パックご飯が好調=手軽さ人気、非常用から日常食に 2022年06月02日

 パックご飯の販売が国内外で好調だ。手軽に炊きたてのような味を楽しめ、支持を広げている。東日本大震災を機に非常食として注目され、コロナ禍による外出自粛で単身・高齢者世帯を中心に日常用としても浸透。企業や政府は好機と捉え、増産や輸出振興に動いている。
 近年、コメの消費量は年約10万トンずつ減少し、コメ離れに歯止めがかからない。一方、パックご飯の生産量は着実に伸び、農林水産省の食品産業動態調査によると、パックご飯を指す「無菌包装米飯」と「レトルト米飯」を合計した2021年の生産量は約23万4000トンで、統計を始めた1999年以来最高だった。
 「炊きたて」を短時間で必要な量だけ食べられる便利さに加え、ブランド米を使用した商品も登場し、おいしくなっていることも消費者に受け入れられている。

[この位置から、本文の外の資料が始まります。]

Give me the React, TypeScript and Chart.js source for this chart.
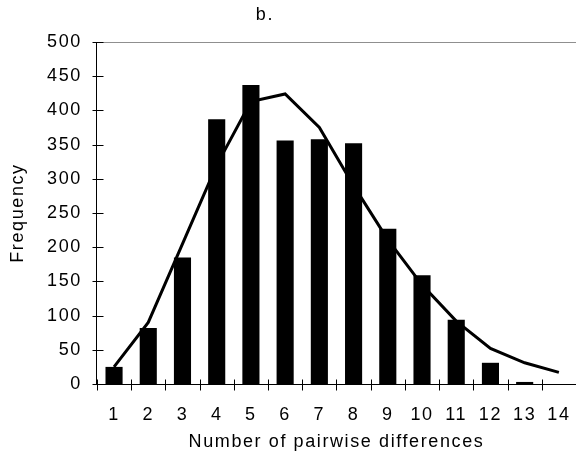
import React, { useEffect, useRef } from 'react';
import { Chart, registerables } from 'chart.js';

Chart.register(...registerables);

const categories = ['1', '2', '3', '4', '5', '6', '7', '8', '9', '10', '11', '12', '13', '14'];
const observed = [25, 82, 185, 387, 437, 356, 358, 352, 227, 159, 94, 31, 3, 0];
const expected = [25, 90, 205, 320, 413, 424, 375, 290, 211, 145, 92, 52, 31, 17];
const yMin = 0;
const yMax = 500;
const yStep = 50;
const chartTitle = 'b.';
const xTitle = 'Number of pairwise differences';
const yTitle = 'Frequency';

const FONT = "'Liberation Sans', Arial, Helvetica, sans-serif";
const LETTER_SPACING = '1.6px';

const spacing = {
  id: 'spacing',
  beforeUpdate(chart: any) {
    (chart.ctx as any).letterSpacing = LETTER_SPACING;
  },
  beforeLayout(chart: any) {
    (chart.ctx as any).letterSpacing = LETTER_SPACING;
  },
  beforeDraw(chart: any) {
    (chart.ctx as any).letterSpacing = LETTER_SPACING;
  },
};

const decorations = {
  id: 'decorations',
  afterDraw(chart: any) {
    const { ctx, chartArea, scales } = chart;
    const x = scales.x;
    const y = scales.y;
    ctx.save();
    // top frame line
    ctx.strokeStyle = '#8f8f8f';
    ctx.lineWidth = 1;
    ctx.beginPath();
    const ty = Math.round(chartArea.top) + 0.5;
    ctx.moveTo(chartArea.left, ty);
    ctx.lineTo(chartArea.right, ty);
    ctx.stroke();
    // crossing tick marks
    ctx.strokeStyle = '#000';
    ctx.lineWidth = 1;
    ctx.beginPath();
    const ax = Math.round(chartArea.left) + 0.5;
    y.ticks.forEach((t: any) => {
      const py = Math.round(y.getPixelForValue(t.value)) + 0.5;
      ctx.moveTo(ax - 5, py);
      ctx.lineTo(ax + 6, py);
    });
    const half = (x.getPixelForValue(1) - x.getPixelForValue(0)) / 2;
    const ay = Math.round(chartArea.bottom) + 0.5;
    for (let i = 0; i < categories.length; i++) {
      const px = Math.round(x.getPixelForValue(i) - half) + 0.5;
      ctx.moveTo(px, ay - 5);
      ctx.lineTo(px, ay + 6);
    }
    ctx.stroke();
    // chart title
    ctx.fillStyle = '#000';
    ctx.font = `18px ${FONT}`;
    ctx.textAlign = 'center';
    ctx.textBaseline = 'middle';
    ctx.fillText(chartTitle, chart.width * 0.46, 15);
    ctx.restore();
  },
};

export default function App() {
  const ref = useRef<HTMLCanvasElement | null>(null);

  useEffect(() => {
    if (!ref.current) return;
    Chart.defaults.font.family = FONT;
    Chart.defaults.color = '#000';
    const chart = new Chart(ref.current, {
      type: 'bar',
      data: {
        labels: categories,
        datasets: [
          {
            type: 'line',
            label: 'Expected',
            data: expected,
            borderColor: '#000',
            backgroundColor: '#000',
            borderWidth: 3,
            pointRadius: 0,
            tension: 0,
            fill: false,
            order: 0,
          } as any,
          {
            type: 'bar',
            label: 'Observed',
            data: observed,
            backgroundColor: '#000',
            borderWidth: 0,
            categoryPercentage: 1,
            barPercentage: 0.5,
            order: 1,
          },
        ],
      },
      options: {
        animation: false,
        responsive: false,
        maintainAspectRatio: false,
        layout: { padding: { top: 42, left: 7.5, right: 0, bottom: 0 } },
        plugins: {
          legend: { display: false },
          tooltip: { enabled: false },
          title: { display: false },
        },
        scales: {
          x: {
            type: 'category',
            offset: true,
            grid: { display: false, drawTicks: true, tickLength: 20, offset: true },
            border: { display: true, color: '#000', width: 1 },
            ticks: { color: '#000', font: { size: 18, family: FONT }, padding: 0, maxRotation: 0, autoSkip: false },
            title: {
              display: true,
              text: xTitle,
              color: '#000',
              font: { size: 18, family: FONT },
              padding: { top: 5.6, bottom: 8.2 },
            },
          },
          y: {
            type: 'linear',
            min: yMin,
            max: yMax,
            grid: { display: false, drawTicks: true, tickLength: 5 },
            border: { display: true, color: '#000', width: 1 },
            ticks: { stepSize: yStep, color: '#000', font: { size: 18, family: FONT }, padding: 10 },
            title: {
              display: true,
              text: yTitle,
              color: '#000',
              font: { size: 18, family: FONT },
              padding: { top: 0, bottom: 8 },
            },
          },
        },
      },
      plugins: [spacing, decorations],
    });
    return () => chart.destroy();
  }, []);

  return (
    <div style={{ position: 'fixed', left: 0, top: 0, width: 576, height: 461, background: '#fff' }}>
      <canvas ref={ref} width={576} height={461} style={{ display: 'block', width: 576, height: 461 }} />
    </div>
  );
}
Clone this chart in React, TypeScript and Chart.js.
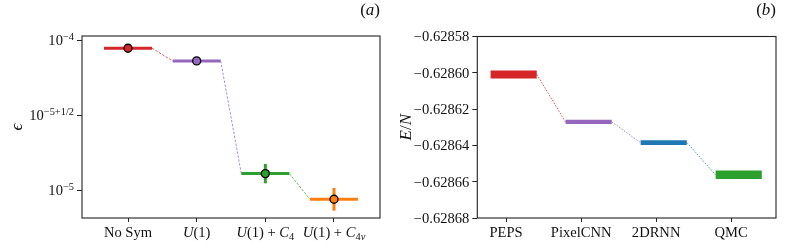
import React, { useEffect, useRef } from "react";
import { Chart, registerables } from "chart.js";
Chart.register(...registerables);

// ---------- panel (a): symmetry vs relative error ----------
const symCategories = ["No Sym", "$U(1)$", "$U(1) + C_4$", "$U(1) + C_{4v}$"];
const symError = [8.9e-5, 7.33e-5, 1.3e-5, 8.77e-6];
const symErrLow: (number | null)[] = [null, null, 1.12e-5, 7.36e-6];
const symErrHigh: (number | null)[] = [null, null, 1.507e-5, 1.043e-5];
const symColors = ["#d62728", "#9467bd", "#2ca02c", "#ff7f0e"];
const symYTicks = [1e-4, Math.pow(10, -5 + 1 / 2), 1e-5];
const symYTickLabels = ["$10^{-4}$", "$10^{-5+1/2}$", "$10^{-5}$"];

// ---------- panel (b): energy per site ----------
const methodCategories = ["PEPS", "PixelCNN", "2DRNN", "QMC"];
const methodLow = [-0.6286031, -0.6286282, -0.6286398, -0.6286585];
const methodHigh = [-0.6285987, -0.6286259, -0.6286371, -0.6286538];
const methodColors = ["#d62728", "#9467bd", "#1f77b4", "#2ca02c"];
const methodYTicks = [-0.62868, -0.62866, -0.62864, -0.62862, -0.6286, -0.62858];

const FAMILY = "'Liberation Serif', 'DejaVu Serif', serif";
const FS = 14;
const SX = 1.04;

type Seg = { t: string; it: boolean; lv: number };

function pushSeg(out: Seg[], t: string, it: boolean, lv: number) {
  const last = out[out.length - 1];
  if (last && last.it === it && last.lv === lv) last.t += t;
  else out.push({ t, it, lv });
}

function parseMath(s: string, lv: number, out: Seg[]) {
  let i = 0;
  while (i < s.length) {
    const c = s[i];
    if (c === "_" || c === "^") {
      const nl = lv + (c === "^" ? 1 : -1);
      i++;
      let g = "";
      if (s[i] === "{") {
        let depth = 1;
        let j = i + 1;
        while (j < s.length && depth) {
          if (s[j] === "{") depth++;
          else if (s[j] === "}") depth--;
          j++;
        }
        g = s.slice(i + 1, j - 1);
        i = j;
      } else {
        g = s[i];
        i++;
      }
      parseMath(g, nl, out);
      continue;
    }
    if (c === " ") {
      i++;
      continue;
    }
    const it = /[A-Za-z\u03b1-\u03f5]/.test(c);
    let t = c;
    if (c === "-") t = "\u2212";
    if (c === "+" && lv === 0) t = " + ";
    pushSeg(out, t, it, lv);
    i++;
  }
}

function parseTex(s: string): Seg[] {
  const out: Seg[] = [];
  s.split("$").forEach((p, k) => {
    if (k % 2 === 0) {
      if (p) pushSeg(out, p, false, 0);
    } else parseMath(p, 0, out);
  });
  return out;
}

function drawTex(
  ctx: CanvasRenderingContext2D,
  s: string,
  x: number,
  y: number,
  align: "left" | "center" | "right",
  size: number,
  sx = SX
) {
  const segs = parseTex(s);
  const fontFor = (g: Seg) =>
    `${g.it ? "italic " : ""}${g.lv === 0 ? size : Math.round(size * 0.72)}px ${FAMILY}`;
  let w = 0;
  const ws = segs.map((g) => {
    ctx.font = fontFor(g);
    const m = ctx.measureText(g.t).width;
    w += m;
    return m;
  });
  const W = w * sx;
  const x0 = align === "left" ? x : align === "right" ? x - W : x - W / 2;
  ctx.save();
  ctx.translate(x0, y);
  ctx.scale(sx, 1);
  ctx.textAlign = "left";
  ctx.textBaseline = "alphabetic";
  let cx = 0;
  segs.forEach((g, k) => {
    ctx.font = fontFor(g);
    const dy = g.lv > 0 ? -0.42 * size : g.lv < 0 ? 0.22 * size : 0;
    ctx.fillText(g.t, cx, dy);
    cx += ws[k];
  });
  ctx.restore();
}

function rgba(hex: string, a: number) {
  const n = parseInt(hex.slice(1), 16);
  return `rgba(${(n >> 16) & 255},${(n >> 8) & 255},${n & 255},${a})`;
}

function makeDecor(cfg: {
  xLabels: string[];
  yTicks: number[];
  yLabels: string[];
  title: string;
  yTitle: string;
  yTitleX: number;
}) {
  return {
    id: "decor",
    afterDraw(chart: any) {
      const { ctx, chartArea: a, scales } = chart;
      ctx.save();
      ctx.strokeStyle = "#222";
      ctx.lineWidth = 1.1;
      ctx.strokeRect(a.left, a.top, a.right - a.left, a.bottom - a.top);
      ctx.fillStyle = "#111";
      cfg.xLabels.forEach((s, i) =>
        drawTex(ctx, s, scales.x.getPixelForValue(i), a.bottom + 19, "center", FS)
      );
      cfg.yTicks.forEach((v, i) =>
        drawTex(ctx, cfg.yLabels[i], a.left - 8, scales.y.getPixelForValue(v) + 4.8, "right", FS)
      );
      drawTex(ctx, cfg.title, a.right, 15, "right", 17, 1);
      ctx.save();
      ctx.translate(cfg.yTitleX, (a.top + a.bottom) / 2);
      ctx.rotate(-Math.PI / 2);
      drawTex(ctx, cfg.yTitle, 0, 5.5, "center", 17, 1);
      ctx.restore();
      ctx.restore();
    },
  };
}

const tickAxis = (tickLength: number) => ({
  bounds: "data" as const,
  ticks: { display: false, autoSkip: false },
  grid: {
    display: true,
    drawOnChartArea: false,
    drawTicks: true,
    tickLength,
    color: "#222",
    lineWidth: 1,
  },
  border: { display: false },
});

function leftConfig(): any {
  const HALF = 0.35;
  const datasets: any[] = [];
  datasets.push({
    data: symCategories.map((_, i) => ({ x: i, y: symError[i] })),
    showLine: false,
    pointRadius: 4,
    pointBackgroundColor: symColors,
    pointBorderColor: "#000",
    pointBorderWidth: 1.3,
    order: 0,
  });
  symErrLow.forEach((lo, i) => {
    const hi = symErrHigh[i];
    if (lo == null || hi == null) return;
    datasets.push({
      data: [
        { x: i, y: lo },
        { x: i, y: hi },
      ],
      borderColor: symColors[i],
      borderWidth: 3,
      pointRadius: 0,
      order: 1,
    });
  });
  symError.forEach((v, i) => {
    datasets.push({
      data: [
        { x: i - HALF, y: v },
        { x: i + HALF, y: v },
      ],
      borderColor: symColors[i],
      borderWidth: 3,
      pointRadius: 0,
      order: 2,
    });
  });
  for (let i = 0; i < symError.length - 1; i++) {
    datasets.push({
      data: [
        { x: i + HALF, y: symError[i] },
        { x: i + 1 - HALF, y: symError[i + 1] },
      ],
      borderColor: rgba(symColors[i], 0.75),
      borderWidth: 1,
      borderDash: [2.5, 1.5],
      pointRadius: 0,
      order: 3,
    });
  }
  return {
    type: "line",
    data: { datasets },
    options: {
      responsive: false,
      animation: false,
      events: [],
      layout: { padding: { left: 0, right: 14, top: 36, bottom: 0 } },
      plugins: { legend: { display: false }, tooltip: { enabled: false } },
      scales: {
        x: {
          type: "linear",
          min: -0.67,
          max: 3.67,
          ...tickAxis(4),
          afterBuildTicks: (s: any) => {
            s.ticks = symCategories.map((_, i) => ({ value: i }));
          },
          afterFit: (s: any) => {
            s.height = 32;
          },
        },
        y: {
          type: "logarithmic",
          min: Math.pow(10, -5.182),
          max: Math.pow(10, -3.969),
          ...tickAxis(5),
          afterBuildTicks: (s: any) => {
            s.ticks = symYTicks.map((v) => ({ value: v }));
          },
          afterFit: (s: any) => {
            s.width = 82;
          },
        },
      },
    },
    plugins: [
      makeDecor({
        xLabels: symCategories,
        yTicks: symYTicks,
        yLabels: symYTickLabels,
        title: "$(a)$",
        yTitle: "$\u03f5$",
        yTitleX: 16,
      }),
    ],
  };
}

function rightConfig(): any {
  const X0 = -0.21;
  const X1 = 0.41;
  const datasets: any[] = [];
  methodLow.forEach((lo, i) => {
    datasets.push({
      data: [
        { x: i + X0, y: lo },
        { x: i + X1, y: lo },
      ],
      borderWidth: 0,
      pointRadius: 0,
      fill: false,
    });
    datasets.push({
      data: [
        { x: i + X0, y: methodHigh[i] },
        { x: i + X1, y: methodHigh[i] },
      ],
      borderWidth: 0,
      pointRadius: 0,
      backgroundColor: methodColors[i],
      fill: "-1",
    });
  });
  const mid = methodLow.map((lo, i) => (lo + methodHigh[i]) / 2);
  for (let i = 0; i < mid.length - 1; i++) {
    datasets.push({
      data: [
        { x: i + X1, y: mid[i] },
        { x: i + 1 + X0, y: mid[i + 1] },
      ],
      borderColor: rgba(methodColors[i], 0.8),
      borderWidth: 1,
      borderDash: [1.5, 1.5],
      pointRadius: 0,
      fill: false,
    });
  }
  return {
    type: "line",
    data: { datasets },
    options: {
      responsive: false,
      animation: false,
      events: [],
      layout: { padding: { left: 0, right: 13, top: 36.5, bottom: 0 } },
      plugins: { legend: { display: false }, tooltip: { enabled: false } },
      scales: {
        x: {
          type: "linear",
          min: -0.384,
          max: 3.598,
          ...tickAxis(4),
          afterBuildTicks: (s: any) => {
            s.ticks = methodCategories.map((_, i) => ({ value: i }));
          },
          afterFit: (s: any) => {
            s.height = 32;
          },
        },
        y: {
          type: "linear",
          min: methodYTicks[0],
          max: methodYTicks[methodYTicks.length - 1],
          ...tickAxis(5),
          afterBuildTicks: (s: any) => {
            s.ticks = methodYTicks.map((v) => ({ value: v }));
          },
          afterFit: (s: any) => {
            s.width = 83.3;
          },
        },
      },
    },
    plugins: [
      makeDecor({
        xLabels: methodCategories,
        yTicks: methodYTicks,
        yLabels: methodYTicks.map((v) => "$" + v.toFixed(5) + "$"),
        title: "$(b)$",
        yTitle: "$E/N$",
        yTitleX: 11,
      }),
    ],
  };
}

export default function App() {
  const leftRef = useRef<HTMLCanvasElement>(null);
  const rightRef = useRef<HTMLCanvasElement>(null);
  useEffect(() => {
    const c1 = new Chart(leftRef.current!, leftConfig());
    const c2 = new Chart(rightRef.current!, rightConfig());
    return () => {
      c1.destroy();
      c2.destroy();
    };
  }, []);
  return (
    <div style={{ position: "absolute", left: 0, top: 0, width: 789, height: 250, background: "#fff" }}>
      <canvas
        ref={leftRef}
        width={394}
        height={250}
        style={{ position: "absolute", left: 0, top: 0, width: 394, height: 250 }}
      />
      <canvas
        ref={rightRef}
        width={395}
        height={250}
        style={{ position: "absolute", left: 394, top: 0, width: 395, height: 250 }}
      />
    </div>
  );
}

海外でも精米に比べ手頃な値段で買えるため人気が高まっているという。
 アイリスオーヤマ(仙台市)は、佐賀県鳥栖市の工場に精米・パックご飯の生産設備を順次導入する。宮城県の工場で製造してきたが、「1工場では供給が間に合わない」(大山健太郎会長)ためだ。新ラインの稼働後、アジア諸国への輸出も始める。
 コメ卸最大手の神明ホールディングス(神戸市)は、富山県入善町の子会社でパックご飯を製造。輸出にも力を入れ、20年度の販売は前年度比1割増の1.1億食となった。中国では「日本ブランドは値が張るが、味への評価は高い」(広報)という。厳しい検疫がなく輸出しやすいことから、増産を模索する。
 パックご飯の好調はコメの消費減退に悩む関係者にとっては朗報だ。ただ、農水省は「国内需要が高く、(輸出の)余力がない状況」とみており、企業による生産体制増強や海外向けPRに補助金を出して支援している。